MpiIocForAppBase.f90

(Not intended to be modified by the user) Application base which the user extends - requires the user to implement three virtual functions

MpiIocForAppCallback.f90

(Not intended to be modified by the user) Application callback - boilerplate that allows the application base to call back to the user's application

MpiIocForLayer.f90

(Not intended to be modified by the user) Application base MPI layer - home of the actual MPI functions

MpiIocForBinaryTree.f90

(Not intended to be modified by the user) Special purpose binary tree - stores a copy of all registered objects instead of storing just their constructors

MpiAssist.f90

(Not intended to be modified by the user) MPI routines for making messages - see the example test message for use

MsgBase.f90

(Not intended to be modified by the user) Message virtual base class - requires the implementation to implement virtual functions and allows for polymorphic treatment of objects

MsgTerminate.f90

(Not intended to be modified by the user) Internal message - used to terminate the main MPI loop and return control to the user

MsgCapabilities.f90

(Not intended to be modified by the user) Capabilities of the node - contains information that the user application may use to divide the problem

CCapabilities.c

(Not intended to be modified by the user) C access to the struct sysinfo for getting installed memory &c.
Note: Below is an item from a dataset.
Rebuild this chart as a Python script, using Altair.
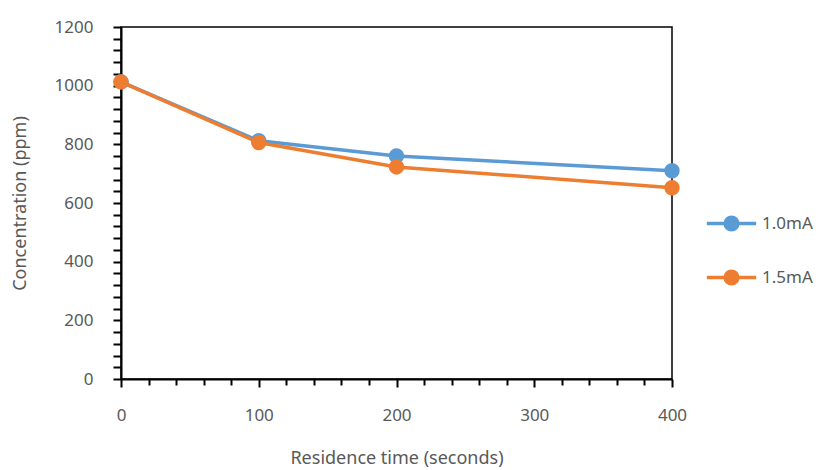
import altair as alt
import pandas as pd

time_s = [0, 100, 200, 400]
series_names = ["1.0mA", "1.5mA"]
conc_10 = [1013, 812, 760, 710]
conc_15 = [1013, 806, 723, 652]
colors = ["#5B9BD5", "#ED7D31"]
x_tick_values = list(range(0, 401, 20))
y_tick_values = list(range(0, 1201, 40))

rows = []
for name, vals in zip(series_names, [conc_10, conc_15]):
    for t, v in zip(time_s, vals):
        rows.append({"t": t, "c": v, "s": name})
df = pd.DataFrame(rows)

FONT = "Noto Sans"
GRAY = "#595959"
legend_path = "M-3.9,0 L3.9,0 M1,0 A1,1 0 1,1 -1,0 A1,1 0 1,1 1,0 Z"


def make_legend():
    return alt.Legend(
        title=None, orient="none", legendX=602, legendY=188,
        symbolType=legend_path, symbolSize=160, symbolStrokeWidth=3.5,
        labelOffset=22, rowPadding=27, padding=0,
        labelFont=FONT, labelFontSize=17, labelColor=GRAY,
    )


x_enc = alt.X(
    "t:Q",
    scale=alt.Scale(domain=[0, 400], nice=False, zero=False),
    axis=alt.Axis(
        title="Residence time (seconds)",
        values=x_tick_values,
        format="d",
        labelExpr="datum.value % 100 === 0 ? datum.label : ''",
        labelFlush=False,
        tickSize={"condition": {"test": "datum.value % 100 === 0", "value": 8}, "value": 6},
        labelPadding=20,
        titleX=275.5, titleY=84, titleBaseline="alphabetic", titleAlign="center",
        grid=False,
    ),
)
y_enc = alt.Y(
    "c:Q",
    scale=alt.Scale(domain=[0, 1200], nice=False),
    axis=alt.Axis(
        title="Concentration (ppm)",
        values=y_tick_values,
        format="d",
        labelExpr="datum.value % 200 === 0 ? datum.label : ''",
        labelFlush=False,
        tickSize=8,
        labelPadding=20,
        titleX=-101, titleY=176, titleAngle=270, titleBaseline="middle", titleAlign="center",
        grid=False,
    ),
)
scale_c = alt.Scale(domain=series_names, range=colors)

lines = alt.Chart(df).mark_line(strokeWidth=3.5).encode(
    x=x_enc, y=y_enc,
    stroke=alt.Stroke("s:N", scale=scale_c, legend=make_legend()),
    detail="s:N",
)
points = alt.Chart(df).mark_point(filled=True, size=180, shape="circle", opacity=1).encode(
    x=x_enc, y=y_enc,
    fill=alt.Fill("s:N", scale=scale_c, legend=make_legend()),
    stroke=alt.Stroke("s:N", scale=scale_c, legend=make_legend()),
    order=alt.Order("s:N"),
)

chart = alt.layer(lines, points).properties(
    width=551, height=352,
    autosize=alt.AutoSizeParams(type="none"),
    padding={"left": 113, "top": 19, "right": 142, "bottom": 90},
    background="white",
).configure_view(
    stroke="black", strokeWidth=1.5
).configure_axis(
    domainColor="black", domainWidth=2, tickColor="black", tickWidth=2,
    labelFont=FONT, labelFontSize=17, labelColor=GRAY,
    titleFont=FONT, titleFontSize=18, titleColor=GRAY, titleFontWeight="normal",
).configure_legend(
    labelFont=FONT, labelFontSize=17, labelColor=GRAY,
)

chart.save("out.html", embed_options={"renderer": "svg", "actions": False})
This Fortran version of the idea is significantly more complicated than the python version, and requires the user to know a fair bit about Object Oriented Fortran. For instance: the creator of an application that uses this code must extend the MpiIocForAppBase.f90 user-defined type for their application and supply a pointer to their application object (the instance of their user-defined type) to the initMpiLayer method of the base class. See the TestMpiIocFor.f90 example PROGRAM for details.

A note about style: I've chosen to keep all "reserved words" in majuscule, as that's what I learned (in 1972), and it makes it easier for me to scan the code (which my IDE "Eclipse" colours nicely - VS-Code also). I also allow lines to extend as far as the 132 character limit, and only indent by four spaces at each level. I also occasionally use BLOCKs so the memory allocations are cleaned-up before the program exits - this allows valgrind to properly report the memory situation when running the MPI application. If this was not used, the program would end with the application pointer still existing. There are other solutions to this problem, but I prefer this one.

Execution Sequence

• The TestMpiIocFor main PROGRAM begins by creating an object of the test application and making a pointer to this object. The pointer is required by the application base so it can call back to the implemented virtual methods provided. Yes, I'm aware of the fact that I can combine these by allocating a pointer object, I just chose to do it this way, as it seemed clearer.
• The application then calls to initialize the MPI layer by invoking the initMpiLayer method in the base class. This starts the MPI, initializes the rank and size information for each copy of the running program, loads the internal message types, calls back to load the user-defined message types in the loadUserTypes virtual method.
• The application may do any necessary license checking at this point - as the size of the network is now available.
• The application then gets the capabilities of the current node and passes this back to "rank 0" (MPI-speak for what's known as 1 of this_image() in coarray-speak). This uses some C code, as I was unable to find a Fortran version of the somewhat non-standard struct sysinfo structure and sysinfo function for getting the installed and available memory on the current blade / node / CPU. I also chose to use the number of cores from the C function sysconf. If you know a better solution and have the time, please send it to me and I'll modify the code.
• Rank 0 receives the Capabilities messages and stores them for later analysis by the application. When all the nodes have reported in, the startApp virtual method of the user application is invoked. This allows the application to do any initial work analysis to determine how the application will split the work over all the nodes. This is also where the application will send its first actual message. Nothing else will be done unless the startApp method sends a message, as all nodes will be simply waiting for instructions. This startApp method is only invoked on rank 0.
• When a message arrives at a node, the receiveMsg virtual method of the base application will be invoked and given the information. This information includes the message itself, the number of the node that sent the message, and the tag of the message. Tags allow messages of the same type to convey different meanings.
• This is slightly different from the C version because the Fortran is pure Object Oriented, and must use the SELECT TYPE statement to determine the type of received message. The C version allows the user to register a callback function and callback object that obviate the need for the application to determine the type of received message. Perhaps I'll simplify this further in another version.
• When the example application startApp method is invoked, it simply broadcasts a test message to all nodes.
• When any node gets this test message (all except rank 0), it sends the message back to the sending node (rank 0) and then waits for the next message.
• When the "control node" (rank 0) receives one of these test messages, it calls the stop method of the application base class, which sends the MsgTerminate message to all nodes.
• When this message to terminate is received, the IoC main loop of the application base exits and control is returned to the application for any necessary cleanup.

This Fortran version of the MPI + IoC idea requires significant features only available in the more recent Fortran standards. I developed this using version 7.1 of the gfortran compiler (together with OpenMPI version 2.1.2rc2 and mpif90 ) running on Linux Mint. I'm not sure which earlier versions of the compiler would be sufficient. YMMV.

I've also used cmake and tried the build early-on using the Intel ifort version 17 compiler with Intel MPI which seemed to work fine.